━━━ STORED DATA ━━━

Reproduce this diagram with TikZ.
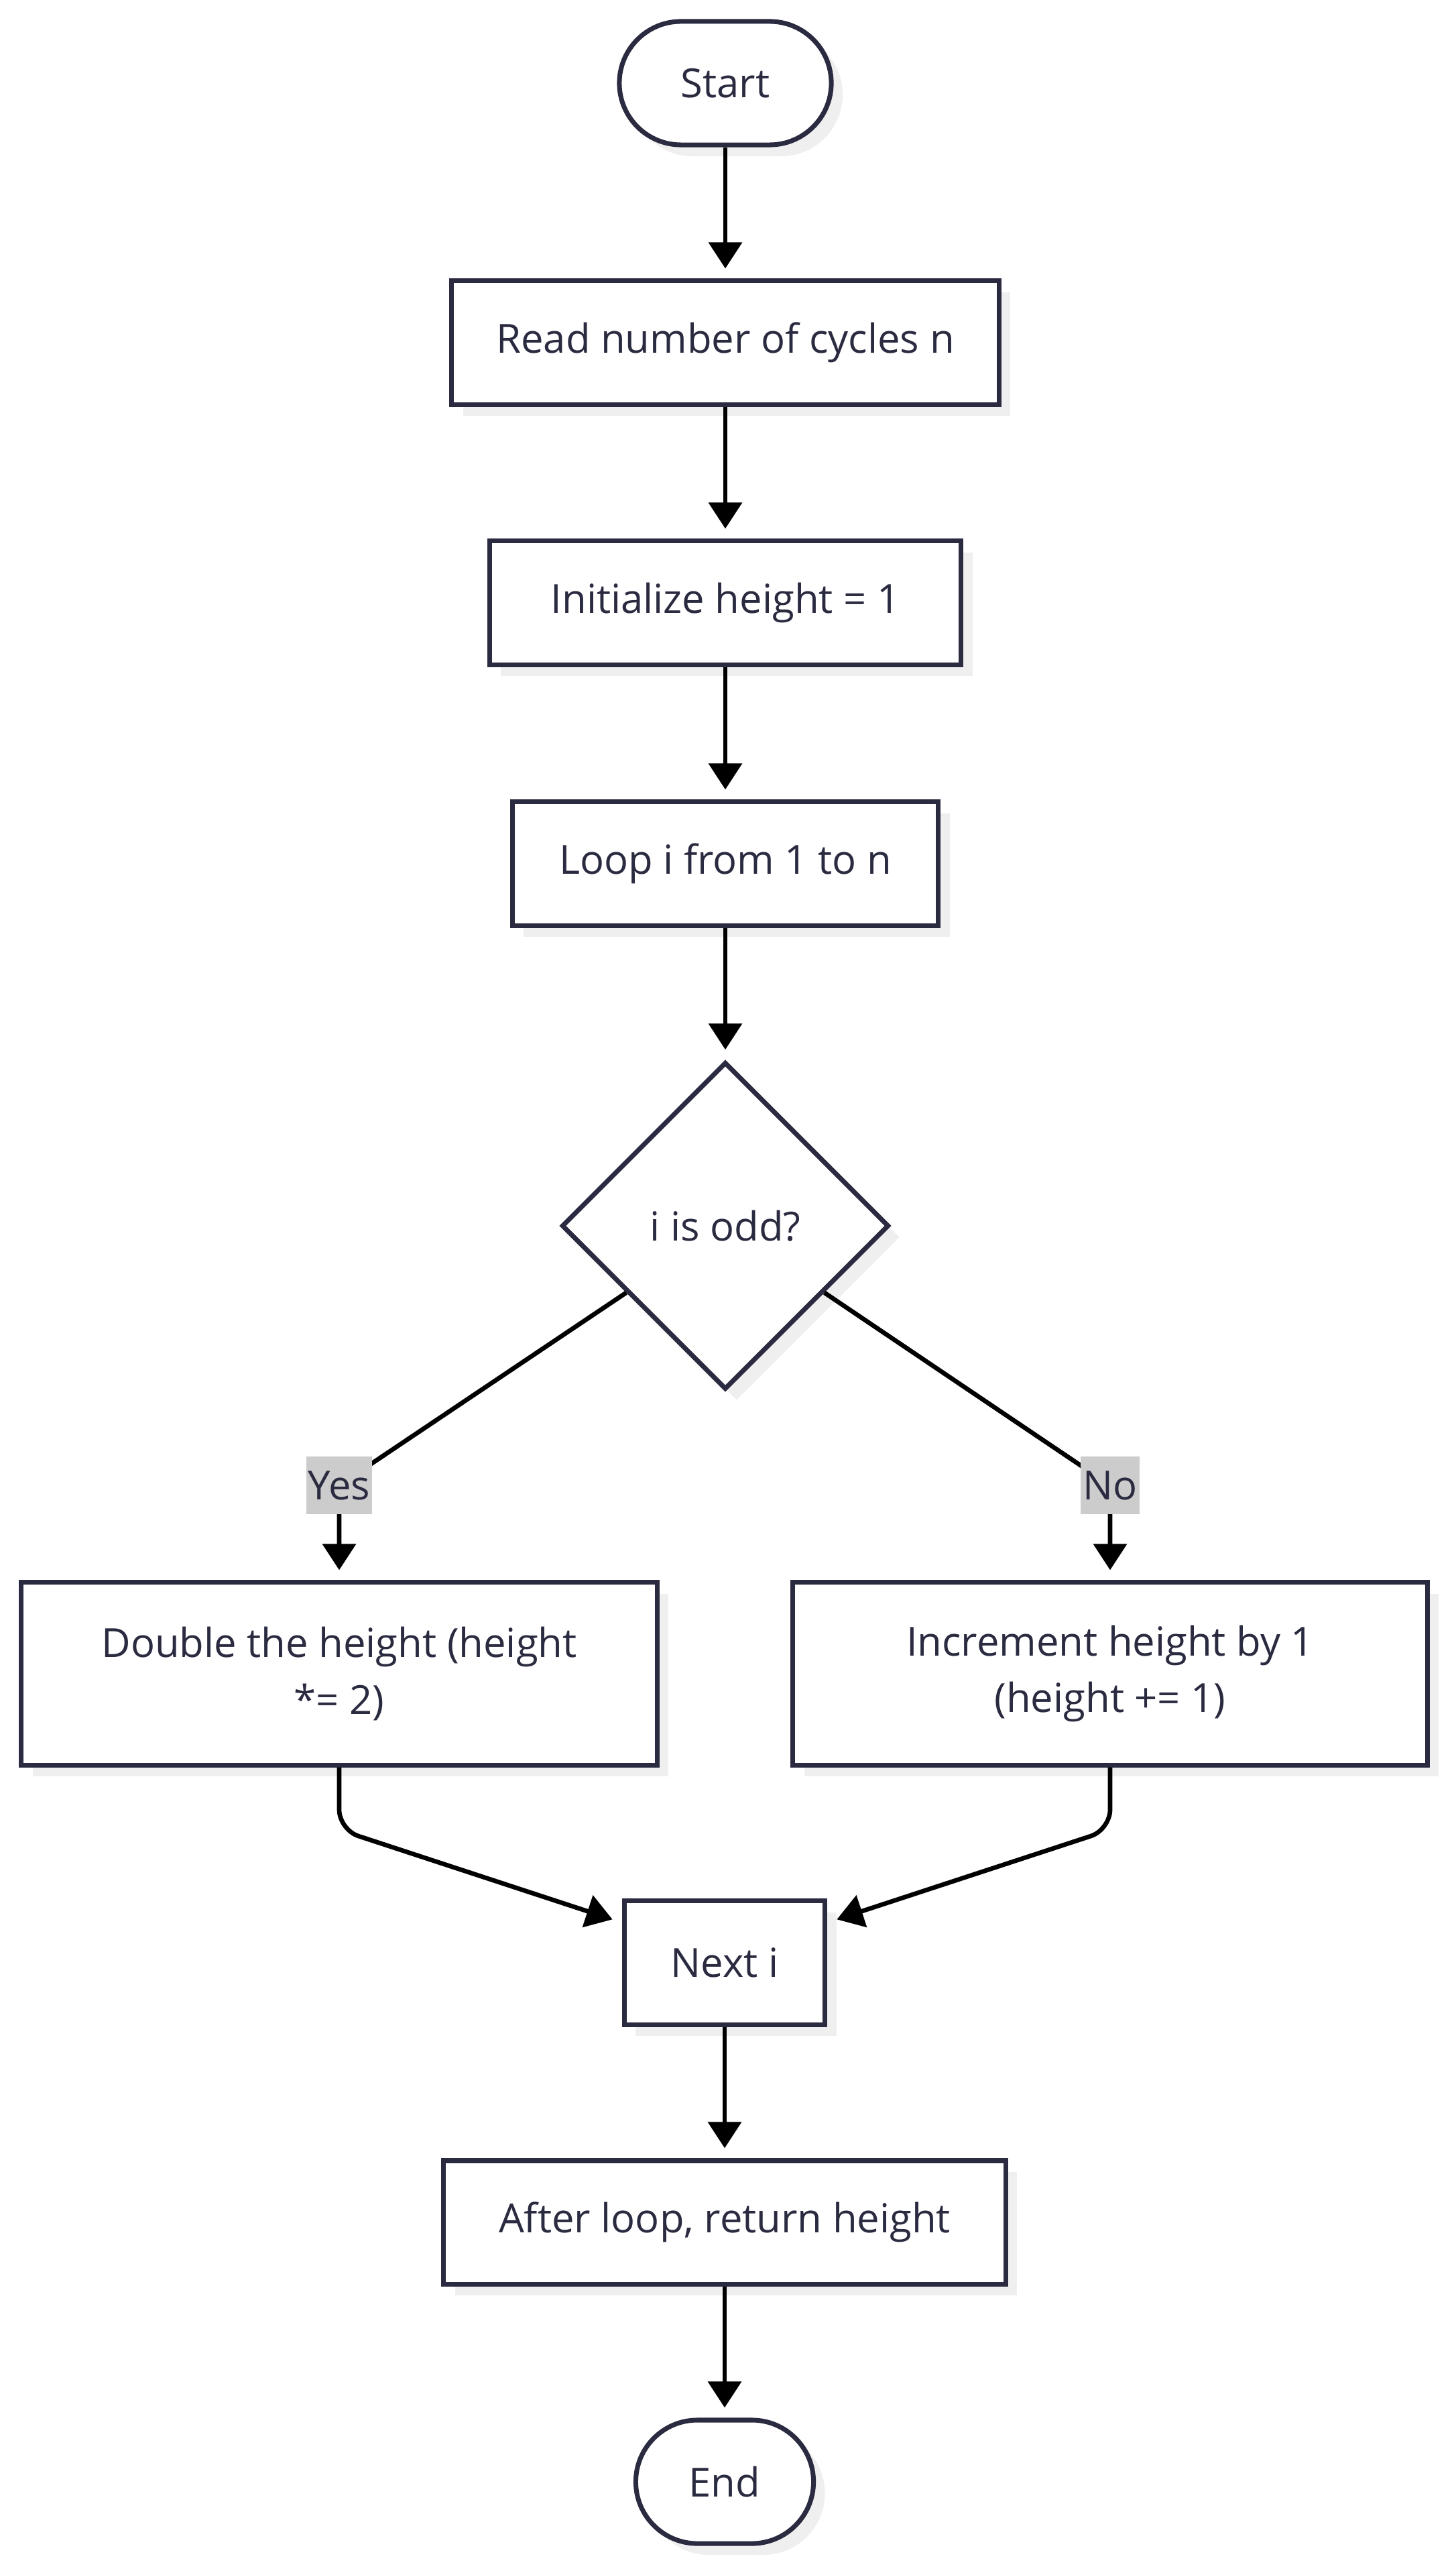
\documentclass[tikz,border=0pt]{standalone}
\usepackage{fontspec}
\setmainfont{Open Sans}
\usetikzlibrary{shapes.geometric,arrows.meta,shadows,calc}
\definecolor{ink}{HTML}{2A2A40}
\definecolor{shade}{HTML}{EFEFEF}
\definecolor{lblgrey}{HTML}{CCCCCC}

\begin{document}
\begin{tikzpicture}[x=0.01cm,y=-0.01cm,
  every node/.style={font=\fontsize{17}{24}\selectfont,text=ink},
  box/.style={rectangle,draw=ink,line width=2pt,fill=white,minimum height=1.84cm,
    general shadow={fill=shade,shadow xshift=0.17cm,shadow yshift=-0.17cm}},
  term/.style={box,rounded corners=0.92cm},
  decision/.style={diamond,draw=ink,line width=2pt,fill=white,aspect=1,
    minimum size=4.88cm,inner sep=0pt,
    general shadow={fill=shade,shadow xshift=0.17cm,shadow yshift=-0.17cm}},
  lbl/.style={fill=lblgrey,inner xsep=0.03cm,inner ysep=0pt,minimum height=0.85cm},
  flow/.style={draw=black,line width=1.9pt,
    -{Triangle[length=0.39cm,width=0.49cm]},shorten >=0.15cm}]

  \useasboundingbox (0,0) rectangle (2171,3840);

  \node[term,minimum width=3.16cm] (start) at (1082,124) {Start};
  \node[box,minimum width=8.16cm] (read) at (1082,511) {Read number of cycles n};
  \node[box,minimum width=7.03cm] (init) at (1082,899) {Initialize height = 1};
  \node[box,minimum width=6.35cm] (loop) at (1082,1288) {Loop i from 1 to n};
  \node[decision] (odd) at (1082,1828) {i is odd?};
  \node[box,minimum width=9.48cm,minimum height=2.72cm,align=center] (dbl) at (506,2496)
    {Double the height (height\\*= 2)};
  \node[box,minimum width=9.46cm,minimum height=2.72cm,align=center] (inc) at (1656,2496)
    {Increment height by 1\\(height += 1)};
  \node[box,minimum width=2.99cm] (next) at (1081,2927) {Next i};
  \node[box,minimum width=8.38cm] (after) at (1081,3314) {After loop, return height};
  \node[term,minimum width=2.65cm] (stop) at (1081,3701) {End};

  \coordinate (yespt) at (506,2215);
  \coordinate (nopt) at (1656,2215);

  \draw[flow] (start) -- (read);
  \draw[flow] (read) -- (init);
  \draw[flow] (init) -- (loop);
  \draw[flow] (loop) -- (odd);
  \draw[flow] (odd.214) -- (yespt) -- (dbl);
  \draw[flow] (odd.326) -- (nopt) -- (inc);
  \draw[flow,rounded corners=0.3cm] (dbl.south) -- ++(0,93) -- ($(next.west)+(0,-60)$);
  \draw[flow,rounded corners=0.3cm] (inc.south) -- ++(0,93) -- ($(next.east)+(0,-60)$);
  \draw[flow] (next) -- (after);
  \draw[flow] (after) -- (stop);

  \node[lbl] (yes) at (yespt) {Yes};
  \node[lbl] (no) at (nopt) {No};
\end{tikzpicture}
\end{document}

━━━

TASK DETAILS:
Repeat all the data as it stands, dropping any images it holds.

FINAL ANSWER:
Reproduce this diagram with TikZ.
\documentclass[tikz,border=0pt]{standalone}
\usepackage{fontspec}
\setmainfont{Open Sans}
\usetikzlibrary{shapes.geometric,arrows.meta,shadows,calc}
\definecolor{ink}{HTML}{2A2A40}
\definecolor{shade}{HTML}{EFEFEF}
\definecolor{lblgrey}{HTML}{CCCCCC}

\begin{document}
\begin{tikzpicture}[x=0.01cm,y=-0.01cm,
  every node/.style={font=\fontsize{17}{24}\selectfont,text=ink},
  box/.style={rectangle,draw=ink,line width=2pt,fill=white,minimum height=1.84cm,
    general shadow={fill=shade,shadow xshift=0.17cm,shadow yshift=-0.17cm}},
  term/.style={box,rounded corners=0.92cm},
  decision/.style={diamond,draw=ink,line width=2pt,fill=white,aspect=1,
    minimum size=4.88cm,inner sep=0pt,
    general shadow={fill=shade,shadow xshift=0.17cm,shadow yshift=-0.17cm}},
  lbl/.style={fill=lblgrey,inner xsep=0.03cm,inner ysep=0pt,minimum height=0.85cm},
  flow/.style={draw=black,line width=1.9pt,
    -{Triangle[length=0.39cm,width=0.49cm]},shorten >=0.15cm}]

  \useasboundingbox (0,0) rectangle (2171,3840);

  \node[term,minimum width=3.16cm] (start) at (1082,124) {Start};
  \node[box,minimum width=8.16cm] (read) at (1082,511) {Read number of cycles n};
  \node[box,minimum width=7.03cm] (init) at (1082,899) {Initialize height = 1};
  \node[box,minimum width=6.35cm] (loop) at (1082,1288) {Loop i from 1 to n};
  \node[decision] (odd) at (1082,1828) {i is odd?};
  \node[box,minimum width=9.48cm,minimum height=2.72cm,align=center] (dbl) at (506,2496)
    {Double the height (height\\*= 2)};
  \node[box,minimum width=9.46cm,minimum height=2.72cm,align=center] (inc) at (1656,2496)
    {Increment height by 1\\(height += 1)};
  \node[box,minimum width=2.99cm] (next) at (1081,2927) {Next i};
  \node[box,minimum width=8.38cm] (after) at (1081,3314) {After loop, return height};
  \node[term,minimum width=2.65cm] (stop) at (1081,3701) {End};

  \coordinate (yespt) at (506,2215);
  \coordinate (nopt) at (1656,2215);

  \draw[flow] (start) -- (read);
  \draw[flow] (read) -- (init);
  \draw[flow] (init) -- (loop);
  \draw[flow] (loop) -- (odd);
  \draw[flow] (odd.214) -- (yespt) -- (dbl);
  \draw[flow] (odd.326) -- (nopt) -- (inc);
  \draw[flow,rounded corners=0.3cm] (dbl.south) -- ++(0,93) -- ($(next.west)+(0,-60)$);
  \draw[flow,rounded corners=0.3cm] (inc.south) -- ++(0,93) -- ($(next.east)+(0,-60)$);
  \draw[flow] (next) -- (after);
  \draw[flow] (after) -- (stop);

  \node[lbl] (yes) at (yespt) {Yes};
  \node[lbl] (no) at (nopt) {No};
\end{tikzpicture}
\end{document}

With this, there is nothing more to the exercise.